Last edited by TobyLobster on Mon Oct 16, 2023 9:22 pm, edited 1 time in total.

Top
 Profile  
Reply with quote  
PostPosted: Tue Jan 03, 2023 2:03 am 
Offline
User avatar

Joined: Thu May 28, 2009 9:46 pm
Posts: 8504
Location: Midwestern USA
TobyLobster wrote:
I have exhaustively tested and compared the performance and memory use of over 60 integer multiplication routines from the internet.

I also explore the algorithms and techniques behind them:

https://github.com/TobyLobster/multiply_test

There was more to say on this subject than I thought when I started, so it was interesting to explore. If there are other good or interesting multiply routines out there let me know!

It might be better if you post them here as a message attachment. Aside from the possibility that your link could go 404 one day, some of us don't do Github.

_________________
x86?  We ain't got no x86.  We don't NEED no stinking x86!


Top
 Profile  
Reply with quote  
PostPosted: Tue Jan 03, 2023 2:58 am 
Online
User avatar

Joined: Fri Aug 30, 2002 1:09 am
Posts: 8543
Location: Southern California
BigDumbDinosaur wrote:

It might be better if you post them here as a message attachment.

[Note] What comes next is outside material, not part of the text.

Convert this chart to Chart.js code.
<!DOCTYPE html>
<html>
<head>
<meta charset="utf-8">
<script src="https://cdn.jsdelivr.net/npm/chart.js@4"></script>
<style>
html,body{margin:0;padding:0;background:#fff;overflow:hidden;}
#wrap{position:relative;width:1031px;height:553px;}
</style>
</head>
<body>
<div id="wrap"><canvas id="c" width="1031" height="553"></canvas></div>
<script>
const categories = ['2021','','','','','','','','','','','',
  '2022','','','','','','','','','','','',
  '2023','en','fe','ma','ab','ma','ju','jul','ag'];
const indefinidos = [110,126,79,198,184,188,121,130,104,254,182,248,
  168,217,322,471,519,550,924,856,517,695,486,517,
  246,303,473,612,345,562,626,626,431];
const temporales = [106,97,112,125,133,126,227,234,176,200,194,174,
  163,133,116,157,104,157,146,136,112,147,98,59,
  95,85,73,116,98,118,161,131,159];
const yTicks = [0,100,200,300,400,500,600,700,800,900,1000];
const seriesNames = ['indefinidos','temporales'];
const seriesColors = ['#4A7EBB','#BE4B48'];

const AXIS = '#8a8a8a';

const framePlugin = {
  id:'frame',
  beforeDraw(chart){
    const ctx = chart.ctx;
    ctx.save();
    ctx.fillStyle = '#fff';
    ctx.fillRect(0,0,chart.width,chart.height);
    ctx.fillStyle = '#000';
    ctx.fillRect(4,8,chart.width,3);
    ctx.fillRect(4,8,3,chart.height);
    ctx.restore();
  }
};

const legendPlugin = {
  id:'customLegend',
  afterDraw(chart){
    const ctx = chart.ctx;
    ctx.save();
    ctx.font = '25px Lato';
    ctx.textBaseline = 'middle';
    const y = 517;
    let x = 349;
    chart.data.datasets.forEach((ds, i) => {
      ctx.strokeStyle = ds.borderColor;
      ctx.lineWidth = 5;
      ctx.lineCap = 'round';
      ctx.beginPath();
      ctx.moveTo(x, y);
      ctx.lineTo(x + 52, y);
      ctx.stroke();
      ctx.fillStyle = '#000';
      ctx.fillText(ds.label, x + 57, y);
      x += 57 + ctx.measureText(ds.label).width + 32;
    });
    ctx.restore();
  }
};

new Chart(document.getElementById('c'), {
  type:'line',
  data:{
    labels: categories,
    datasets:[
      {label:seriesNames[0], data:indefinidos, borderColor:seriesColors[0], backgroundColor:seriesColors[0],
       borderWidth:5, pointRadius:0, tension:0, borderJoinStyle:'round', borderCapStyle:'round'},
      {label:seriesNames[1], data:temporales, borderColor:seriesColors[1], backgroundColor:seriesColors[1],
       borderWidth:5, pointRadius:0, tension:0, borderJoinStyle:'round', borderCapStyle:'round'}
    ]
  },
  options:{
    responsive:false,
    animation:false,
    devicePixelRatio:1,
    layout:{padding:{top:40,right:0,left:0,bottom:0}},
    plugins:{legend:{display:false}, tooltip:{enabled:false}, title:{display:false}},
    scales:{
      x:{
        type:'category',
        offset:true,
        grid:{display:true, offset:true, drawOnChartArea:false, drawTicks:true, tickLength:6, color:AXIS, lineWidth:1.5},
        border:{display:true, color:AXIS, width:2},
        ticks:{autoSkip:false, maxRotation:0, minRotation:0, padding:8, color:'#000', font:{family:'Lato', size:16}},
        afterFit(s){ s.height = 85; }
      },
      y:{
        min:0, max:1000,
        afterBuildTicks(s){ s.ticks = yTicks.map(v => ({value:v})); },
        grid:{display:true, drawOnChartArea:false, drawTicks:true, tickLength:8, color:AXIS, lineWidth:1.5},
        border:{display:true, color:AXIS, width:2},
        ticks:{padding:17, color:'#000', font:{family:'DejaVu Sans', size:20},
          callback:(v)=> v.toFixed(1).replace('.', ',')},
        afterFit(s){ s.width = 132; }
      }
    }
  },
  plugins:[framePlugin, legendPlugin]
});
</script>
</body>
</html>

Aside from the possibility that your link could go 404 one day, some of us don't do Github.

Attaching it would be excellent, if it's practical.  One of my problems with github is that I can never can find what I'm looking for on github when someone gives us a link to their repo; but in this case, your detailed summary on the front page was excellent.  I added the link at the end of the UM* topic in the Forth section of the forum at viewtopic.php?f=9&t=689 .  I also put it on my links page.

_________________
http://WilsonMinesCo.com/ lots of 6502 resources
The "second front page" is http://wilsonminesco.com/links.html .
What's an additional VIA among friends, anyhow?


Top
 Profile  
Reply with quote  
PostPosted: Tue Jan 03, 2023 9:08 am 
Offline
User avatar

Joined: Thu Dec 11, 2008 1:28 pm
Posts: 10985
Location: England
Well done TobyLobster - a tour de force!

(All the static parts of 6502.org are mastered on github... in that sense, we all use it. But way to derail an interesting offering...)


Top
 Profile  
Reply with quote  
PostPosted: Tue Jan 03, 2023 3:50 pm 
Offline

Joined: Sun Nov 08, 2009 1:56 am
Posts: 411
Location: Minnesota
That is a lot of very interesting information. One piece of additional data that might be helpful is a 'mean' time in cycles as well as an 'average'.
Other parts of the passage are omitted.